Notre proposition vise à inverser le processus de la prise de décision en donnant la chance aux investisseurs nationaux, financiers et entrepreneurs et les admettre dans les Board Rooms en tant qu’acteurs qui s’engagent à soutenir les économies de leur propre pays/région.
Un exemple pratique peut être fourni en référent au programme de la International Finance Corporation (IFC) dans les pays Mena.
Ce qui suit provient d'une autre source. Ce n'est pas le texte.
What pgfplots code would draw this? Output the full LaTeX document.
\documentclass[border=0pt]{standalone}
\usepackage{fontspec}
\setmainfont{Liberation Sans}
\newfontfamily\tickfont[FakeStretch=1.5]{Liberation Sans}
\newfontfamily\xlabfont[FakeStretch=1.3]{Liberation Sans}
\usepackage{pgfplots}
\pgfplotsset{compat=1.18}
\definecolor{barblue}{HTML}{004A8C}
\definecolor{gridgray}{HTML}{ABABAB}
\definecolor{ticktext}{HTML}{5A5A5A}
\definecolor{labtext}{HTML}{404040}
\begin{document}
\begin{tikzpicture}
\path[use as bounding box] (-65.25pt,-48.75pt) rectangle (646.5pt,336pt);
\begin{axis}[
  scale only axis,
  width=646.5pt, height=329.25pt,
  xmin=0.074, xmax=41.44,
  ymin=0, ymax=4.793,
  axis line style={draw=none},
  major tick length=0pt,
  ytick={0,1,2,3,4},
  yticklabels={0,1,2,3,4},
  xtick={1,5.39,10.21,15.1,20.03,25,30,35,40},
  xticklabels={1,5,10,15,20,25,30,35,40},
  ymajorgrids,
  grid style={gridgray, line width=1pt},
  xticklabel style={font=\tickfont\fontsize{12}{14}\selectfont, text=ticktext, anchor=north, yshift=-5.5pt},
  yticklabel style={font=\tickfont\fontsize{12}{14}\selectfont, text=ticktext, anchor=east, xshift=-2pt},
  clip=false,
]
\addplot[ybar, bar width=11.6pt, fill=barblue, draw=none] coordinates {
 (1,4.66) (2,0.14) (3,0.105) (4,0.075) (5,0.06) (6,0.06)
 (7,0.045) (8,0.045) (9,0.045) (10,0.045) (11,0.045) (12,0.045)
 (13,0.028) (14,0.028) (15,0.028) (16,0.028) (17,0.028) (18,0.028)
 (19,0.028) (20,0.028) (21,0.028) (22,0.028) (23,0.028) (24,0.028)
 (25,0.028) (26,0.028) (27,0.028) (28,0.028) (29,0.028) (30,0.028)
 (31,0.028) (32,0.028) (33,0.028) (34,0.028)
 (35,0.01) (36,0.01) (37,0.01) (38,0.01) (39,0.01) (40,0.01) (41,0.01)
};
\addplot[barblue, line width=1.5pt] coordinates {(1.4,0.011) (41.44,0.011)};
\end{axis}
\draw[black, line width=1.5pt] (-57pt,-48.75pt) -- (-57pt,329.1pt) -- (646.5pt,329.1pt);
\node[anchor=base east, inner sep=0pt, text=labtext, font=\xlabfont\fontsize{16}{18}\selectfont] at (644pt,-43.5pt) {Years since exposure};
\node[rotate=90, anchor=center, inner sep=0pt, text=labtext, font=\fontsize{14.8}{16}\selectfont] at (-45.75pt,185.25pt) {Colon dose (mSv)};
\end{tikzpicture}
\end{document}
L’IFC pourrait mettre en place un Fonds Risques dans chacun des vingt pays Mena s’étendant de l’Iran au Maroc en utilisant même une petite tranche du budget de 2 milliards de dollars comme capital d’amorçage et en appelant les capitalistes nationaux et les entrepreneurs à agir en tant qu’actionnaires vraiment déterminés à financer à la fois démarrage (Start-up) et croissance (Growth-up), qui sont l’épine dorsale des économies des pays.
Dans ces conditions, une institution de financement du développement comme IFC (Groupe de la Banque mondiale axé sur l’investissement du secteur privé) pourrait jouer le rôle de facilitateur et de conseiller, sa présence étant aussi une garantie de l’opération.
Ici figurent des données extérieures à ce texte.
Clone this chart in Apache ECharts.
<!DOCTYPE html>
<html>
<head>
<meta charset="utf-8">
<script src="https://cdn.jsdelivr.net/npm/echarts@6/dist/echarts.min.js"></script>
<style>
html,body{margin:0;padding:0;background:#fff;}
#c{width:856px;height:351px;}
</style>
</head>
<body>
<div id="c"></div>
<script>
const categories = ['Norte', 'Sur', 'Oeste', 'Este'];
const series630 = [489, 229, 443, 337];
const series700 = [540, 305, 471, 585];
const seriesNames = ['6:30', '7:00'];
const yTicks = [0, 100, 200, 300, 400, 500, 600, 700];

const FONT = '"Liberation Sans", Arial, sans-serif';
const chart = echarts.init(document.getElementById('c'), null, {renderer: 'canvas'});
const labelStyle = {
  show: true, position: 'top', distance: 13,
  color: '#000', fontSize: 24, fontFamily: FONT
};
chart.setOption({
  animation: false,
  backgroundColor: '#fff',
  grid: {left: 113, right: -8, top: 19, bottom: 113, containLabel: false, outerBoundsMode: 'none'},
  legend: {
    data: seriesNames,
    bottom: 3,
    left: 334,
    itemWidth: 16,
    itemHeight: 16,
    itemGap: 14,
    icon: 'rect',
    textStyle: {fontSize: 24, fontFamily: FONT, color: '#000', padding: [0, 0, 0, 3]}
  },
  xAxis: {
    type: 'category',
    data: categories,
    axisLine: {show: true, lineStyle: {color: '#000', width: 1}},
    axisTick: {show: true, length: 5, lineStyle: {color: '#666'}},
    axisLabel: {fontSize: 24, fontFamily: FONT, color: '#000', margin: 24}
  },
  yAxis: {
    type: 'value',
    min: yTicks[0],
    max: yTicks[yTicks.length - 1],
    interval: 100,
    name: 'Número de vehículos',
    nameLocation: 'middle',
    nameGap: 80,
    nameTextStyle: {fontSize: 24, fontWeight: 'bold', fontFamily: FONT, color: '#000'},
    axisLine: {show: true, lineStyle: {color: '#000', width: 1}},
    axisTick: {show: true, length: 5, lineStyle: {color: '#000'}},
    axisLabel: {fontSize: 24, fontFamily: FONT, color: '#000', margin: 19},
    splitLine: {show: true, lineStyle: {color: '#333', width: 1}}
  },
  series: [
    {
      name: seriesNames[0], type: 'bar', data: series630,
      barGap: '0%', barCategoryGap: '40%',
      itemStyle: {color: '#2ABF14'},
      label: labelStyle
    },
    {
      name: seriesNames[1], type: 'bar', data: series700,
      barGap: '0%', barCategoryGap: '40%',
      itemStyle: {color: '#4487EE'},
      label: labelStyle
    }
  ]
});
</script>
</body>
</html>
À notre avis, l’option ci-dessus demande du temps pour être remplie, en considération que partager la décision signifie partager le pouvoir et donc le pas n‘est pas simple; enfin, il est à ajouter que le but ultime des financiers à tous les niveaux – de la Banque mondiale, du FMI, jusqu’à le banquier – n’est pas seulement de tirer un profit, mais d’influencer le budget des débiteurs et donc interférer dans leurs choix (voir institutions nationales et internationale).
C’est donc aux capitalistes Africains de prendre en charge l’avenir de leurs communautés, dans la perspective qu’un Fond National signifie la création d’emplois et la promotion des opportunités, ce qui peuvent contribuer à minimiser la migration des jeunes sans emploi vers l’Europe.